Instructor: Todd Gureckis (New York University)
Todd Gureckis is an Associate Professor of Psychology at New York University and an affiliate of the NYU Center for Data Science. His research interests focus on how people actively explore their environment when learning. He hopes that the study of human psychology can influence future methods in machine learning and artificial intelligence. On the nights and weekends he moonlights as the program lead for the psiTurk project (http://psiturk.org), an open-source framework for conducting scientific experiments on Amazon Mechanical Turk. [website]
As experimentation in the behavioral and social sciences moves from brick-and-mortar laboratories to the web, new opportunities arise in the design of experiments. By taking advantage of the new medium, experimenters can write complex computationally mediated adaptive procedures for gathering data: algorithms. This tutorial introduces participants to Dallinger, a software platform for algorithmic experimentation that uses crowdsourcing to automate the full pipeline of experimentation, from participant recruitment through data handling. Participants will get hands-on experience with the platform through examples of psychological methods such as the transmission chain and minimal group paradigm. The session will include discussion of machine learning techniques, such as active learning, that can be applied to psychological experimentation through Dallinger.

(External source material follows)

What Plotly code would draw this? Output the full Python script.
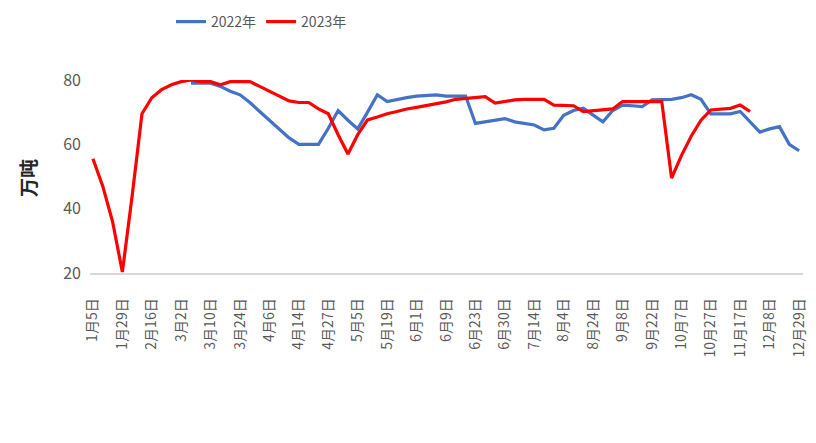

Instructor: Jordan Suchow (University of California, Berkeley)
Jordan W. Suchow is a postdoctoral fellow at the University of California, Berkeley. He received a B.S. in computer science from Brandeis University and a PhD in psychology from Harvard University. Suchow’s research focuses on the computational underpinnings of vision, learning, and memory, and the development of next-generation technologies for automating behavioral and social science research. His work is supported by the Defense Advanced Research Projects Agency (DARPA).